Output the data word for word, dropping every image.

— start Information shown —

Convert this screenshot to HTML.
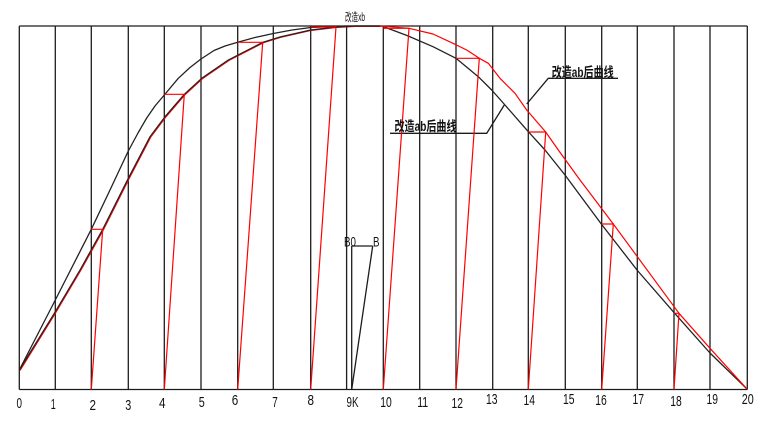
<!DOCTYPE html>
<html>
<head>
<meta charset="utf-8">
<style>
html,body{margin:0;padding:0;background:#fff;}
svg{display:block;}
.num{font-family:"Liberation Sans",sans-serif;font-size:15px;fill:#111;}
.cjk{font-family:"Liberation Sans","Noto Sans CJK SC",sans-serif;fill:#111;}
</style>
</head>
<body>
<svg width="771" height="426" viewBox="0 0 771 426" xmlns="http://www.w3.org/2000/svg">
<rect width="771" height="426" fill="#fff"/>
<g stroke="#1c1c1c" stroke-width="1.3" fill="none">
  <line x1="19.3" y1="26" x2="747.3" y2="26"/>
  <line x1="19.3" y1="389.5" x2="747.3" y2="389.5"/>
  <line x1="19.3" y1="26" x2="19.3" y2="389.5"/>
  <line x1="55.3" y1="26" x2="55.3" y2="389.5"/>
  <line x1="91.3" y1="26" x2="91.3" y2="389.5"/>
  <line x1="128.3" y1="26" x2="128.3" y2="389.5"/>
  <line x1="164.3" y1="26" x2="164.3" y2="389.5"/>
  <line x1="201" y1="26" x2="201" y2="389.5"/>
  <line x1="237.7" y1="26" x2="237.7" y2="389.5"/>
  <line x1="273.3" y1="26" x2="273.3" y2="389.5"/>
  <line x1="310.7" y1="26" x2="310.7" y2="389.5"/>
  <line x1="346.6" y1="26" x2="346.6" y2="389.5"/>
  <line x1="351.7" y1="246" x2="351.7" y2="389.5"/>
  <line x1="383.3" y1="26" x2="383.3" y2="389.5"/>
  <line x1="419.7" y1="26" x2="419.7" y2="389.5"/>
  <line x1="456" y1="26" x2="456" y2="389.5"/>
  <line x1="492.7" y1="26" x2="492.7" y2="389.5"/>
  <line x1="528.3" y1="26" x2="528.3" y2="389.5"/>
  <line x1="565.3" y1="26" x2="565.3" y2="389.5"/>
  <line x1="601.7" y1="26" x2="601.7" y2="389.5"/>
  <line x1="637.3" y1="26" x2="637.3" y2="389.5"/>
  <line x1="674" y1="26" x2="674" y2="389.5"/>
  <line x1="710" y1="26" x2="710" y2="389.5"/>
  <line x1="747.3" y1="26" x2="747.3" y2="389.5"/>
  <line x1="351.7" y1="246" x2="372.7" y2="246"/>
  <line x1="351.7" y1="389.5" x2="372.7" y2="246"/>
  <polyline points="526.7,104 548.3,78.3 618,78.3"/>
  <polyline points="504.3,105 486.7,133.3 390,133.3"/>
</g>

<!-- upper black curve -->
<polyline fill="none" stroke="#222" stroke-width="1.3" stroke-linejoin="round" points="19.3,370 55.3,300 91.3,229.3 110,190 128.3,151 138,133 146.7,118 155,106 164.3,95 178.3,78.3 190,67.5 201,59 214,50.5 225,46 237.7,42.3 255,37.5 273.3,33.5 292,30 310.7,27.5 346,26 381.7,26 407,35.5 433,46.7 456,58.3 478.3,76.7 491.7,90 505,105 527.7,131 545,150 565,175 601.3,224 637,270 674.7,313.3 710,353 747,389"/>

<!-- red curve left (under black overlay) -->
<polyline fill="none" stroke="#ff0000" stroke-width="1.1" stroke-linejoin="round" transform="translate(0.8,0.4)" points="19.3,370 55.3,311.7 80,270 102.7,229.3 128.3,178.3 150,136.7 165,116.7 184.3,94.3 201.7,78.3 228.3,60 262.7,42.3 280,37 310.7,30 336,27 355,26 379.3,26"/>
<!-- lower-left black overlay -->
<polyline fill="none" stroke="#222" stroke-width="1.2" stroke-linejoin="round" points="19.3,370 55.3,311.7 80,270 102.7,229.3 128.3,178.3 150,136.7 165,116.7 184.3,94.3 201.7,78.3 228.3,60 262.7,42.3 280,37 310.7,30 336,27 355,26 380,26"/>

<!-- red curve right -->
<polyline fill="none" stroke="#ff0000" stroke-width="1.2" stroke-linejoin="round" points="380,26 409,28.3 433,34 453,43.3 466.7,50 479.3,58.3 488.3,63.3 500,78.3 515,93.3 526.7,110 545.7,132 558.3,150 580,180 613.3,224 679,313.3 710,348.3 747,389"/>

<!-- red drop lines -->
<g fill="none" stroke="#ff0000" stroke-width="1.2">
  <path d="M91.3,229.3 H102.7 L91.3,389.5"/>
  <path d="M164.3,94.3 H184.3 L164.3,389.5"/>
  <path d="M237.7,42.3 H262.7 L237.7,389.5"/>
  <path d="M310.7,27 H336 L310.7,389.5"/>
  <path d="M383.3,28.3 H409 L383.3,389.5"/>
  <path d="M456,58.3 H479.3 L456,389.5"/>
  <path d="M528.3,132 H545.7 L528.3,389.5"/>
  <path d="M601.7,224 H613.3 L601.7,389.5"/>
  <path d="M674,313.3 H679 L674,389.5"/>
</g>

<!-- axis labels -->
<g class="num" text-anchor="middle">
  <text x="19.3" y="408" textLength="5.5" lengthAdjust="spacingAndGlyphs">0</text>
  <text x="53.3" y="409" textLength="5" lengthAdjust="spacingAndGlyphs">1</text>
  <text x="92.7" y="410" textLength="6.5" lengthAdjust="spacingAndGlyphs">2</text>
  <text x="128.3" y="410" textLength="6" lengthAdjust="spacingAndGlyphs">3</text>
  <text x="162.3" y="408" textLength="6.5" lengthAdjust="spacingAndGlyphs">4</text>
  <text x="201.7" y="407" textLength="6" lengthAdjust="spacingAndGlyphs">5</text>
  <text x="235" y="405" textLength="6.5" lengthAdjust="spacingAndGlyphs">6</text>
  <text x="275" y="407" textLength="5.5" lengthAdjust="spacingAndGlyphs">7</text>
  <text x="310.7" y="405" textLength="6.5" lengthAdjust="spacingAndGlyphs">8</text>
  <text x="352.5" y="407" textLength="12" lengthAdjust="spacingAndGlyphs">9K</text>
  <text x="386" y="407" textLength="11.5" lengthAdjust="spacingAndGlyphs">10</text>
  <text x="422.7" y="407" textLength="11" lengthAdjust="spacingAndGlyphs">11</text>
  <text x="457.3" y="408" textLength="11.5" lengthAdjust="spacingAndGlyphs">12</text>
  <text x="491.7" y="404" textLength="11.5" lengthAdjust="spacingAndGlyphs">13</text>
  <text x="529.3" y="405" textLength="11.5" lengthAdjust="spacingAndGlyphs">14</text>
  <text x="568.7" y="404" textLength="11.5" lengthAdjust="spacingAndGlyphs">15</text>
  <text x="601" y="405" textLength="11.5" lengthAdjust="spacingAndGlyphs">16</text>
  <text x="638.3" y="404" textLength="11.5" lengthAdjust="spacingAndGlyphs">17</text>
  <text x="676" y="406" textLength="11.5" lengthAdjust="spacingAndGlyphs">18</text>
  <text x="712.3" y="404" textLength="11.5" lengthAdjust="spacingAndGlyphs">19</text>
  <text x="747.7" y="404" textLength="12" lengthAdjust="spacingAndGlyphs">20</text>
</g>

<g class="num">
  <text x="344" y="246.5" font-size="14" textLength="12" lengthAdjust="spacingAndGlyphs">B0</text>
  <text x="373" y="246.5" font-size="14" textLength="6.5" lengthAdjust="spacingAndGlyphs">B</text>
</g>

<text class="cjk" x="345" y="21" font-size="11.5" textLength="20" lengthAdjust="spacingAndGlyphs">改造xb</text>
<text class="cjk" x="551.7" y="77" font-size="13.5" font-weight="bold" textLength="62" lengthAdjust="spacingAndGlyphs">改造ab后曲线</text>
<text class="cjk" x="394.5" y="131" font-size="13.5" font-weight="bold" textLength="62" lengthAdjust="spacingAndGlyphs">改造ab后曲线</text>
</svg>
</body>
</html>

— end Information shown —

__Exercise output__:
Convert this screenshot to HTML.
<!DOCTYPE html>
<html>
<head>
<meta charset="utf-8">
<style>
html,body{margin:0;padding:0;background:#fff;}
svg{display:block;}
.num{font-family:"Liberation Sans",sans-serif;font-size:15px;fill:#111;}
.cjk{font-family:"Liberation Sans","Noto Sans CJK SC",sans-serif;fill:#111;}
</style>
</head>
<body>
<svg width="771" height="426" viewBox="0 0 771 426" xmlns="http://www.w3.org/2000/svg">
<rect width="771" height="426" fill="#fff"/>
<g stroke="#1c1c1c" stroke-width="1.3" fill="none">
  <line x1="19.3" y1="26" x2="747.3" y2="26"/>
  <line x1="19.3" y1="389.5" x2="747.3" y2="389.5"/>
  <line x1="19.3" y1="26" x2="19.3" y2="389.5"/>
  <line x1="55.3" y1="26" x2="55.3" y2="389.5"/>
  <line x1="91.3" y1="26" x2="91.3" y2="389.5"/>
  <line x1="128.3" y1="26" x2="128.3" y2="389.5"/>
  <line x1="164.3" y1="26" x2="164.3" y2="389.5"/>
  <line x1="201" y1="26" x2="201" y2="389.5"/>
  <line x1="237.7" y1="26" x2="237.7" y2="389.5"/>
  <line x1="273.3" y1="26" x2="273.3" y2="389.5"/>
  <line x1="310.7" y1="26" x2="310.7" y2="389.5"/>
  <line x1="346.6" y1="26" x2="346.6" y2="389.5"/>
  <line x1="351.7" y1="246" x2="351.7" y2="389.5"/>
  <line x1="383.3" y1="26" x2="383.3" y2="389.5"/>
  <line x1="419.7" y1="26" x2="419.7" y2="389.5"/>
  <line x1="456" y1="26" x2="456" y2="389.5"/>
  <line x1="492.7" y1="26" x2="492.7" y2="389.5"/>
  <line x1="528.3" y1="26" x2="528.3" y2="389.5"/>
  <line x1="565.3" y1="26" x2="565.3" y2="389.5"/>
  <line x1="601.7" y1="26" x2="601.7" y2="389.5"/>
  <line x1="637.3" y1="26" x2="637.3" y2="389.5"/>
  <line x1="674" y1="26" x2="674" y2="389.5"/>
  <line x1="710" y1="26" x2="710" y2="389.5"/>
  <line x1="747.3" y1="26" x2="747.3" y2="389.5"/>
  <line x1="351.7" y1="246" x2="372.7" y2="246"/>
  <line x1="351.7" y1="389.5" x2="372.7" y2="246"/>
  <polyline points="526.7,104 548.3,78.3 618,78.3"/>
  <polyline points="504.3,105 486.7,133.3 390,133.3"/>
</g>

<!-- upper black curve -->
<polyline fill="none" stroke="#222" stroke-width="1.3" stroke-linejoin="round" points="19.3,370 55.3,300 91.3,229.3 110,190 128.3,151 138,133 146.7,118 155,106 164.3,95 178.3,78.3 190,67.5 201,59 214,50.5 225,46 237.7,42.3 255,37.5 273.3,33.5 292,30 310.7,27.5 346,26 381.7,26 407,35.5 433,46.7 456,58.3 478.3,76.7 491.7,90 505,105 527.7,131 545,150 565,175 601.3,224 637,270 674.7,313.3 710,353 747,389"/>

<!-- red curve left (under black overlay) -->
<polyline fill="none" stroke="#ff0000" stroke-width="1.1" stroke-linejoin="round" transform="translate(0.8,0.4)" points="19.3,370 55.3,311.7 80,270 102.7,229.3 128.3,178.3 150,136.7 165,116.7 184.3,94.3 201.7,78.3 228.3,60 262.7,42.3 280,37 310.7,30 336,27 355,26 379.3,26"/>
<!-- lower-left black overlay -->
<polyline fill="none" stroke="#222" stroke-width="1.2" stroke-linejoin="round" points="19.3,370 55.3,311.7 80,270 102.7,229.3 128.3,178.3 150,136.7 165,116.7 184.3,94.3 201.7,78.3 228.3,60 262.7,42.3 280,37 310.7,30 336,27 355,26 380,26"/>

<!-- red curve right -->
<polyline fill="none" stroke="#ff0000" stroke-width="1.2" stroke-linejoin="round" points="380,26 409,28.3 433,34 453,43.3 466.7,50 479.3,58.3 488.3,63.3 500,78.3 515,93.3 526.7,110 545.7,132 558.3,150 580,180 613.3,224 679,313.3 710,348.3 747,389"/>

<!-- red drop lines -->
<g fill="none" stroke="#ff0000" stroke-width="1.2">
  <path d="M91.3,229.3 H102.7 L91.3,389.5"/>
  <path d="M164.3,94.3 H184.3 L164.3,389.5"/>
  <path d="M237.7,42.3 H262.7 L237.7,389.5"/>
  <path d="M310.7,27 H336 L310.7,389.5"/>
  <path d="M383.3,28.3 H409 L383.3,389.5"/>
  <path d="M456,58.3 H479.3 L456,389.5"/>
  <path d="M528.3,132 H545.7 L528.3,389.5"/>
  <path d="M601.7,224 H613.3 L601.7,389.5"/>
  <path d="M674,313.3 H679 L674,389.5"/>
</g>

<!-- axis labels -->
<g class="num" text-anchor="middle">
  <text x="19.3" y="408" textLength="5.5" lengthAdjust="spacingAndGlyphs">0</text>
  <text x="53.3" y="409" textLength="5" lengthAdjust="spacingAndGlyphs">1</text>
  <text x="92.7" y="410" textLength="6.5" lengthAdjust="spacingAndGlyphs">2</text>
  <text x="128.3" y="410" textLength="6" lengthAdjust="spacingAndGlyphs">3</text>
  <text x="162.3" y="408" textLength="6.5" lengthAdjust="spacingAndGlyphs">4</text>
  <text x="201.7" y="407" textLength="6" lengthAdjust="spacingAndGlyphs">5</text>
  <text x="235" y="405" textLength="6.5" lengthAdjust="spacingAndGlyphs">6</text>
  <text x="275" y="407" textLength="5.5" lengthAdjust="spacingAndGlyphs">7</text>
  <text x="310.7" y="405" textLength="6.5" lengthAdjust="spacingAndGlyphs">8</text>
  <text x="352.5" y="407" textLength="12" lengthAdjust="spacingAndGlyphs">9K</text>
  <text x="386" y="407" textLength="11.5" lengthAdjust="spacingAndGlyphs">10</text>
  <text x="422.7" y="407" textLength="11" lengthAdjust="spacingAndGlyphs">11</text>
  <text x="457.3" y="408" textLength="11.5" lengthAdjust="spacingAndGlyphs">12</text>
  <text x="491.7" y="404" textLength="11.5" lengthAdjust="spacingAndGlyphs">13</text>
  <text x="529.3" y="405" textLength="11.5" lengthAdjust="spacingAndGlyphs">14</text>
  <text x="568.7" y="404" textLength="11.5" lengthAdjust="spacingAndGlyphs">15</text>
  <text x="601" y="405" textLength="11.5" lengthAdjust="spacingAndGlyphs">16</text>
  <text x="638.3" y="404" textLength="11.5" lengthAdjust="spacingAndGlyphs">17</text>
  <text x="676" y="406" textLength="11.5" lengthAdjust="spacingAndGlyphs">18</text>
  <text x="712.3" y="404" textLength="11.5" lengthAdjust="spacingAndGlyphs">19</text>
  <text x="747.7" y="404" textLength="12" lengthAdjust="spacingAndGlyphs">20</text>
</g>

<g class="num">
  <text x="344" y="246.5" font-size="14" textLength="12" lengthAdjust="spacingAndGlyphs">B0</text>
  <text x="373" y="246.5" font-size="14" textLength="6.5" lengthAdjust="spacingAndGlyphs">B</text>
</g>

<text class="cjk" x="345" y="21" font-size="11.5" textLength="20" lengthAdjust="spacingAndGlyphs">改造xb</text>
<text class="cjk" x="551.7" y="77" font-size="13.5" font-weight="bold" textLength="62" lengthAdjust="spacingAndGlyphs">改造ab后曲线</text>
<text class="cjk" x="394.5" y="131" font-size="13.5" font-weight="bold" textLength="62" lengthAdjust="spacingAndGlyphs">改造ab后曲线</text>
</svg>
</body>
</html>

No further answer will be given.